Em termos de cinema de arte indiano, após o grande florescimento de novos filmes não comerciais entre os anos de 1950 e 1970, os anos 1980 provaram ser de estagnação no que diz respeito aos filmes sérios de ficção. Por outro lado, essa foi a década em que o documentário independente e o cinema de não ficção indianos atingiram maturidade. Anteriormente, tínhamos feito um grande trabalho inovador sob a égide da Films Division, a instituição governamental para documentários e filmes educativos,[4] mas foi durante a década de 1980 que um grande número de filmes independentes abordando questões políticas e sociais começou a ser feito em toda a Índia. Muito disso tinha a ver com a crescente disponibilidade de equipamentos em 16 mm e estúdios de pós-produção, e, para uma importante leva de documentaristas, o aumento do interesse e financiamento de canais de televisão estrangeiros (principalmente europeus).

Trabalhei no início dos anos 1980 como assistente para um cineasta em ascensão localizado em Bombaim, com a ambição de um dia também fazer filmes de ficção que seriam exibidos em festivais ao lado dos meus heróis (e heroínas) do cinema internacional. Entretanto, também vi vários filmes em festivais e cineclubes que não se enquadravam facilmente em nenhuma das duas categorias principais de ficção e documentário. Nessa época, eu não conhecia os trabalhos de Chris Marker ou Harun Farocki, mas foi através dos filmes de Jean-Luc Godard, assim como dos escritos de Milan Kundera e Eduardo Galeano, que fui cada vez mais exposto à ideia de que uma obra artística também poderia ser uma terceira criatura – o que, no meu caso, significava fundir as formas do ensaio e do diário com as tradições cinematográficas de documentário e ficção.

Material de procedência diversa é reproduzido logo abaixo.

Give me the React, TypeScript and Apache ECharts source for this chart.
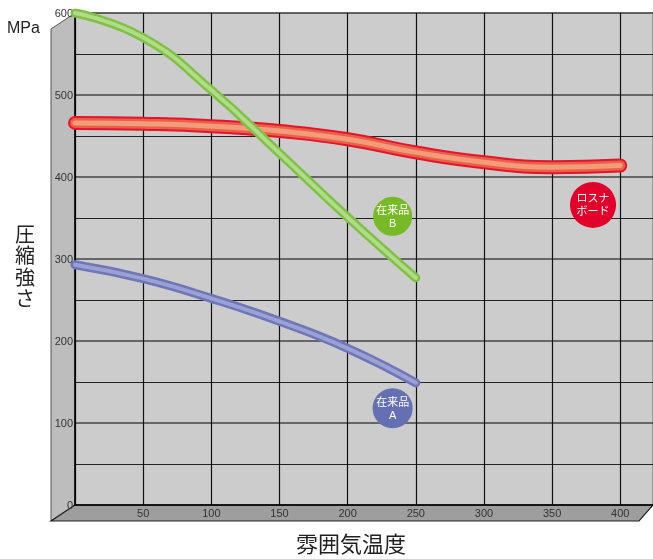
import React, { useEffect, useRef } from "react";
import * as echarts from "echarts";

// Temperature (°C) categories on the x axis
const temps = [0, 50, 100, 150, 200, 250, 300, 350, 400];
// Compressive strength (MPa)
const rosunaBoard = [466, 465, 462, 456, 446, 430, 418, 412, 414];
const conventionalB = [600, 570, 506, 429, 351, 277];
const conventionalA = [293, 276, 252, 224, 191, 149];

const seriesNames = ["ロスナボード", "在来品B", "在来品A"];
const bubbleLabels = ["ロスナ\nボード", "在来品\nB", "在来品\nA"];
// bubble anchor points in data space [temp, MPa]
const bubbleAt = [
  [380, 366],
  [233, 352],
  [233, 118],
];

const FONT = "'Liberation Sans', 'Noto Sans CJK JP', Arial, sans-serif";

function pairs(vals: number[]) {
  return vals.map((v, i) => [temps[i], v]);
}

export default function App() {
  const ref = useRef<HTMLDivElement>(null);
  useEffect(() => {
    document.body.style.margin = "0";
    const chart = echarts.init(ref.current!, null, { renderer: "svg" });
    const mk = (i: number, color: string, size: number) => ({
      symbol: "circle",
      symbolSize: size,
      silent: true,
      itemStyle: { color },
      label: {
        show: true,
        position: "inside",
        formatter: bubbleLabels[i],
        color: "#fff",
        fontSize: 11,
        lineHeight: 13,
        fontFamily: FONT,
      },
      data: [{ coord: bubbleAt[i] }],
    });
    const lineSeries = (
      name: string,
      vals: number[],
      width: number,
      color: string,
      z: number,
      markPoint?: any
    ) => ({
      type: "line",
      name,
      data: pairs(vals),
      smooth: 0.5,
      symbol: "none",
      silent: true,
      z,
      lineStyle: { width, color, cap: "round", join: "round" },
      markPoint,
    });
    chart.setOption({
      animation: false,
      grid: {
        left: 75,
        right: 0,
        top: 13,
        bottom: 54,
        show: true,
        backgroundColor: "#cccccc",
        borderColor: "#888",
        borderWidth: 1,
      },
      xAxis: {
        type: "value",
        min: 0,
        max: 424,
        interval: 50,
        axisLine: { show: true, lineStyle: { color: "#000", width: 1.5 } },
        axisTick: { show: false },
        axisLabel: {
          showMinLabel: false,
          showMaxLabel: false,
          color: "#333",
          fontSize: 11,
          margin: 2,
          fontFamily: FONT,
        },
        splitLine: { show: true, lineStyle: { color: "#111", width: 1.2 } },
      },
      yAxis: {
        type: "value",
        min: 0,
        max: 600,
        interval: 100,
        axisLine: { show: true, lineStyle: { color: "#000", width: 1.5 } },
        axisTick: { show: false },
        minorTick: { show: false, splitNumber: 2 },
        axisLabel: { color: "#333", fontSize: 11, margin: 2, fontFamily: FONT },
        splitLine: { show: true, lineStyle: { color: "#444", width: 1.5 } },
        minorSplitLine: { show: true, lineStyle: { color: "#222", width: 1.2 } },
      },
      graphic: [
        {
          type: "polygon",
          shape: { points: [[51, 29], [75, 13], [75, 505], [51, 521]] },
          style: { fill: "#bdbdbd", stroke: "#555", lineWidth: 1 },
          z: -1,
        },
        {
          type: "polygon",
          shape: { points: [[75, 505], [653, 505], [639, 521], [51, 521]] },
          style: { fill: "#9e9e9e", stroke: "#222", lineWidth: 1.2 },
          z: -1,
        },
        {
          type: "text",
          left: 7,
          top: 19,
          style: { text: "MPa", fontSize: 16, fill: "#222", fontFamily: FONT },
        },
        {
          type: "text",
          left: 15,
          top: 224,
          style: {
            text: "圧\n縮\n強\nさ",
            fontSize: 20,
            lineHeight: 21.5,
            fill: "#222",
            fontFamily: FONT,
          },
        },
        {
          type: "text",
          left: 296,
          top: 533,
          style: { text: "雰囲気温度", fontSize: 22, fill: "#222", fontFamily: FONT },
        },
      ],
      series: [
        lineSeries(seriesNames[0], rosunaBoard, 14, "#e3142b", 3, mk(0, "#e0002a", 46)),
        lineSeries(seriesNames[0], rosunaBoard, 10, "#ec5f47", 4),
        lineSeries(seriesNames[0], rosunaBoard, 5, "#f29c7b", 5),
        lineSeries(seriesNames[1], conventionalB, 9, "#80c046", 6, mk(1, "#78b928", 39)),
        lineSeries(seriesNames[1], conventionalB, 4, "#b0dc88", 7),
        lineSeries(seriesNames[2], conventionalA, 9, "#6e76b8", 8, mk(2, "#6570b4", 40)),
        lineSeries(seriesNames[2], conventionalA, 4, "#9aa1d4", 9),
      ],
    });
    return () => chart.dispose();
  }, []);
  return (
    <div
      ref={ref}
      style={{ position: "fixed", left: 0, top: 0, width: 653, height: 559 }}
    />
  );
}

Dos cineastas indianos da época que trabalhavam com não ficção, achei Mani Kaul (1944-2011) o mais interessante e desafiador. Eu admirava as conquistas formais de seus célebres primeiros longas de ficção, mas o documentário A Desert of a Thousand Lines (1986), sobre o Rajastão, sua terra natal, realmente abriu meus olhos para o que era possível fazer com a realidade filmada. Depois disso, vi dois outros documentários dele, o curta Chegada (Arrival, 1980) e o longa Dhrupad (1983), nos quais seu engajamento poético tratava respetivamente de sua amada Bombaim e do estilo de música clássica indiana pelo qual ele era apaixonado, e novamente achei seu uso da câmera emocionante e libertador. Mani também fez seu maravilhoso filme Siddheshwari (1989), em torno da grande cantora de thumri e sua cidade de Benares (também conhecida como Varanasi), mas eu só vi esse filme alguns anos depois.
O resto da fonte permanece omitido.